(EXERCISE) Give an exact copy of every line, leaving images out.

(SOURCE EXCERPT)
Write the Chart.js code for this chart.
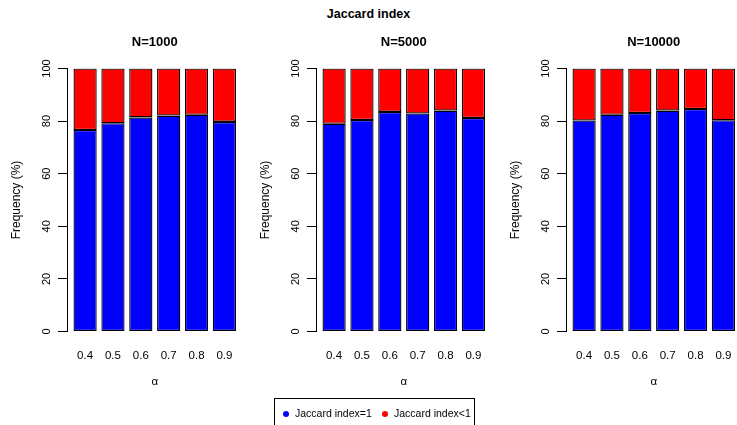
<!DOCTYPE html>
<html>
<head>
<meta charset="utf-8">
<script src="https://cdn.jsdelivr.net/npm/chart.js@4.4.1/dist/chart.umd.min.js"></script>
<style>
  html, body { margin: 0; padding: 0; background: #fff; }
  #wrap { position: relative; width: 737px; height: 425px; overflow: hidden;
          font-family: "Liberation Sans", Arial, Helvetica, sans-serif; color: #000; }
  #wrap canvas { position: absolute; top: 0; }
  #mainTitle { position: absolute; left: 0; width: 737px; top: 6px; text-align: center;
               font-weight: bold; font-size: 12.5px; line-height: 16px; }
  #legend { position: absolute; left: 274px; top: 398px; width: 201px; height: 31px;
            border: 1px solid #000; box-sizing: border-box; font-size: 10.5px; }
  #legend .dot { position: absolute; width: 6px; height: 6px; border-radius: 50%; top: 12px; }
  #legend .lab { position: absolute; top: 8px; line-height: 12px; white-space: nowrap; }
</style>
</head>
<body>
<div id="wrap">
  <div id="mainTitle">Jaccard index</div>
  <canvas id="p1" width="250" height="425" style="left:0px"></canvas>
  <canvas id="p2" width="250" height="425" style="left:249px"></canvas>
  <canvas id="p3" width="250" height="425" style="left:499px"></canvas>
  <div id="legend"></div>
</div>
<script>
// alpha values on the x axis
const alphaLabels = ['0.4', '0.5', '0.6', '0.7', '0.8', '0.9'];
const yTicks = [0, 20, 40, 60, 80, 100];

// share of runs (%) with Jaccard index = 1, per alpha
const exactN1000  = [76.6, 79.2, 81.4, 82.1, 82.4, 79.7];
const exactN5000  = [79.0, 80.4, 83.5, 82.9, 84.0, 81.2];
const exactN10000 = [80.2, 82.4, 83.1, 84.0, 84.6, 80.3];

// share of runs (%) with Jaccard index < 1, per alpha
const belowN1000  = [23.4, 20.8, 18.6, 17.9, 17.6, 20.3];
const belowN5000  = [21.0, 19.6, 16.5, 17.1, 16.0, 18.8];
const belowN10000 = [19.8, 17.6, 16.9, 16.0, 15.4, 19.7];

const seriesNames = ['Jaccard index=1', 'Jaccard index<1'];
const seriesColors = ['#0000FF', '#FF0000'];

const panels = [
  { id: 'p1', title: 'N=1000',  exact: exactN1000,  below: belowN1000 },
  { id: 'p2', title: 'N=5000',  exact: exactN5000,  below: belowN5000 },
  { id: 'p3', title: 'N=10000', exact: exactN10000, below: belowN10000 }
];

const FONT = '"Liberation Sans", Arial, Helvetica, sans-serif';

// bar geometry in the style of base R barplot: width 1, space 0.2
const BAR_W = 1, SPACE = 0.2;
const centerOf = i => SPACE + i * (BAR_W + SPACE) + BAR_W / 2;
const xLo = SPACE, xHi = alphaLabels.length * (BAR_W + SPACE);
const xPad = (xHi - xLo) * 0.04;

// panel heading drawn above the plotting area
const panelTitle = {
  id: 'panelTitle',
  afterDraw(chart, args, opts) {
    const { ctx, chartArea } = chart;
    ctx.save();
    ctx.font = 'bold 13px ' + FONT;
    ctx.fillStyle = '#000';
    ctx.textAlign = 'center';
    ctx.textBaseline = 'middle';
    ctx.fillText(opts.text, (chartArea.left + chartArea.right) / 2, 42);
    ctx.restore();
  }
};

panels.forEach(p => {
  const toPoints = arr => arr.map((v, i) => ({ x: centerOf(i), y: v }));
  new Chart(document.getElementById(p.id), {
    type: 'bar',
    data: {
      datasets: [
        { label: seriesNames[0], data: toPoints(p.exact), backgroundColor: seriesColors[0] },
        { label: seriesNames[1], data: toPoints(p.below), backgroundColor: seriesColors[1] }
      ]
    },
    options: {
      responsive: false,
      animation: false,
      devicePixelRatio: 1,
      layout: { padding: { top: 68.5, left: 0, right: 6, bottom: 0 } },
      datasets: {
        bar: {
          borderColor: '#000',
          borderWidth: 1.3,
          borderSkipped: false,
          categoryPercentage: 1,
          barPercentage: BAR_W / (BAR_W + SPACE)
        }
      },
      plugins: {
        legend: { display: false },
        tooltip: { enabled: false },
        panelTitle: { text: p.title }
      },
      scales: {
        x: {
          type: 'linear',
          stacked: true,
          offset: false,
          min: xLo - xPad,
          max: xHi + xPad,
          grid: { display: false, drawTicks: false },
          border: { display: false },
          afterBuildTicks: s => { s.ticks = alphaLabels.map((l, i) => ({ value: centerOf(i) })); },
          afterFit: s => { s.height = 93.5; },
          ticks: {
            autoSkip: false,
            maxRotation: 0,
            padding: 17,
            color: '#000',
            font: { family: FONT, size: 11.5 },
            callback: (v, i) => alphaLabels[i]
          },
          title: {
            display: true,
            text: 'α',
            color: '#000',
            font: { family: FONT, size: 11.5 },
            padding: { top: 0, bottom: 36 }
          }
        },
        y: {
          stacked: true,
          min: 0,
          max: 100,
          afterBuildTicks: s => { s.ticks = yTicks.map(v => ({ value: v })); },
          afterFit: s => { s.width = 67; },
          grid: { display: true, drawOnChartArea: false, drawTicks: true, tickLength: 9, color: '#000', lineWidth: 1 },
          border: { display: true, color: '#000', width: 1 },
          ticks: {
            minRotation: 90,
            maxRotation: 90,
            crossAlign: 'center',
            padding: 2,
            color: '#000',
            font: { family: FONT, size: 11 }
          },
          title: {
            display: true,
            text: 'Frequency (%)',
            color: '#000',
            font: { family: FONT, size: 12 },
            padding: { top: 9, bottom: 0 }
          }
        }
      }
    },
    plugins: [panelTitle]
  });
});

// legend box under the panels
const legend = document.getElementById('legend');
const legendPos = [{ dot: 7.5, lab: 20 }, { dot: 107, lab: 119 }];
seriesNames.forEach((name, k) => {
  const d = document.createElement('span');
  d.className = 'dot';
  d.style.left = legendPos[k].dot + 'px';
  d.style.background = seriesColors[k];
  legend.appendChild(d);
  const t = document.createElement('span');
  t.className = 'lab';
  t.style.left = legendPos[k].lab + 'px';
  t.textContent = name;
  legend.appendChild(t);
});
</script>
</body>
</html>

(ANSWER TO THIS EXERCISE)
Write the Chart.js code for this chart.
<!DOCTYPE html>
<html>
<head>
<meta charset="utf-8">
<script src="https://cdn.jsdelivr.net/npm/chart.js@4.4.1/dist/chart.umd.min.js"></script>
<style>
  html, body { margin: 0; padding: 0; background: #fff; }
  #wrap { position: relative; width: 737px; height: 425px; overflow: hidden;
          font-family: "Liberation Sans", Arial, Helvetica, sans-serif; color: #000; }
  #wrap canvas { position: absolute; top: 0; }
  #mainTitle { position: absolute; left: 0; width: 737px; top: 6px; text-align: center;
               font-weight: bold; font-size: 12.5px; line-height: 16px; }
  #legend { position: absolute; left: 274px; top: 398px; width: 201px; height: 31px;
            border: 1px solid #000; box-sizing: border-box; font-size: 10.5px; }
  #legend .dot { position: absolute; width: 6px; height: 6px; border-radius: 50%; top: 12px; }
  #legend .lab { position: absolute; top: 8px; line-height: 12px; white-space: nowrap; }
</style>
</head>
<body>
<div id="wrap">
  <div id="mainTitle">Jaccard index</div>
  <canvas id="p1" width="250" height="425" style="left:0px"></canvas>
  <canvas id="p2" width="250" height="425" style="left:249px"></canvas>
  <canvas id="p3" width="250" height="425" style="left:499px"></canvas>
  <div id="legend"></div>
</div>
<script>
// alpha values on the x axis
const alphaLabels = ['0.4', '0.5', '0.6', '0.7', '0.8', '0.9'];
const yTicks = [0, 20, 40, 60, 80, 100];

// share of runs (%) with Jaccard index = 1, per alpha
const exactN1000  = [76.6, 79.2, 81.4, 82.1, 82.4, 79.7];
const exactN5000  = [79.0, 80.4, 83.5, 82.9, 84.0, 81.2];
const exactN10000 = [80.2, 82.4, 83.1, 84.0, 84.6, 80.3];

// share of runs (%) with Jaccard index < 1, per alpha
const belowN1000  = [23.4, 20.8, 18.6, 17.9, 17.6, 20.3];
const belowN5000  = [21.0, 19.6, 16.5, 17.1, 16.0, 18.8];
const belowN10000 = [19.8, 17.6, 16.9, 16.0, 15.4, 19.7];

const seriesNames = ['Jaccard index=1', 'Jaccard index<1'];
const seriesColors = ['#0000FF', '#FF0000'];

const panels = [
  { id: 'p1', title: 'N=1000',  exact: exactN1000,  below: belowN1000 },
  { id: 'p2', title: 'N=5000',  exact: exactN5000,  below: belowN5000 },
  { id: 'p3', title: 'N=10000', exact: exactN10000, below: belowN10000 }
];

const FONT = '"Liberation Sans", Arial, Helvetica, sans-serif';

// bar geometry in the style of base R barplot: width 1, space 0.2
const BAR_W = 1, SPACE = 0.2;
const centerOf = i => SPACE + i * (BAR_W + SPACE) + BAR_W / 2;
const xLo = SPACE, xHi = alphaLabels.length * (BAR_W + SPACE);
const xPad = (xHi - xLo) * 0.04;

// panel heading drawn above the plotting area
const panelTitle = {
  id: 'panelTitle',
  afterDraw(chart, args, opts) {
    const { ctx, chartArea } = chart;
    ctx.save();
    ctx.font = 'bold 13px ' + FONT;
    ctx.fillStyle = '#000';
    ctx.textAlign = 'center';
    ctx.textBaseline = 'middle';
    ctx.fillText(opts.text, (chartArea.left + chartArea.right) / 2, 42);
    ctx.restore();
  }
};

panels.forEach(p => {
  const toPoints = arr => arr.map((v, i) => ({ x: centerOf(i), y: v }));
  new Chart(document.getElementById(p.id), {
    type: 'bar',
    data: {
      datasets: [
        { label: seriesNames[0], data: toPoints(p.exact), backgroundColor: seriesColors[0] },
        { label: seriesNames[1], data: toPoints(p.below), backgroundColor: seriesColors[1] }
      ]
    },
    options: {
      responsive: false,
      animation: false,
      devicePixelRatio: 1,
      layout: { padding: { top: 68.5, left: 0, right: 6, bottom: 0 } },
      datasets: {
        bar: {
          borderColor: '#000',
          borderWidth: 1.3,
          borderSkipped: false,
          categoryPercentage: 1,
          barPercentage: BAR_W / (BAR_W + SPACE)
        }
      },
      plugins: {
        legend: { display: false },
        tooltip: { enabled: false },
        panelTitle: { text: p.title }
      },
      scales: {
        x: {
          type: 'linear',
          stacked: true,
          offset: false,
          min: xLo - xPad,
          max: xHi + xPad,
          grid: { display: false, drawTicks: false },
          border: { display: false },
          afterBuildTicks: s => { s.ticks = alphaLabels.map((l, i) => ({ value: centerOf(i) })); },
          afterFit: s => { s.height = 93.5; },
          ticks: {
            autoSkip: false,
            maxRotation: 0,
            padding: 17,
            color: '#000',
            font: { family: FONT, size: 11.5 },
            callback: (v, i) => alphaLabels[i]
          },
          title: {
            display: true,
            text: 'α',
            color: '#000',
            font: { family: FONT, size: 11.5 },
            padding: { top: 0, bottom: 36 }
          }
        },
        y: {
          stacked: true,
          min: 0,
          max: 100,
          afterBuildTicks: s => { s.ticks = yTicks.map(v => ({ value: v })); },
          afterFit: s => { s.width = 67; },
          grid: { display: true, drawOnChartArea: false, drawTicks: true, tickLength: 9, color: '#000', lineWidth: 1 },
          border: { display: true, color: '#000', width: 1 },
          ticks: {
            minRotation: 90,
            maxRotation: 90,
            crossAlign: 'center',
            padding: 2,
            color: '#000',
            font: { family: FONT, size: 11 }
          },
          title: {
            display: true,
            text: 'Frequency (%)',
            color: '#000',
            font: { family: FONT, size: 12 },
            padding: { top: 9, bottom: 0 }
          }
        }
      }
    },
    plugins: [panelTitle]
  });
});

// legend box under the panels
const legend = document.getElementById('legend');
const legendPos = [{ dot: 7.5, lab: 20 }, { dot: 107, lab: 119 }];
seriesNames.forEach((name, k) => {
  const d = document.createElement('span');
  d.className = 'dot';
  d.style.left = legendPos[k].dot + 'px';
  d.style.background = seriesColors[k];
  legend.appendChild(d);
  const t = document.createElement('span');
  t.className = 'lab';
  t.style.left = legendPos[k].lab + 'px';
  t.textContent = name;
  legend.appendChild(t);
});
</script>
</body>
</html>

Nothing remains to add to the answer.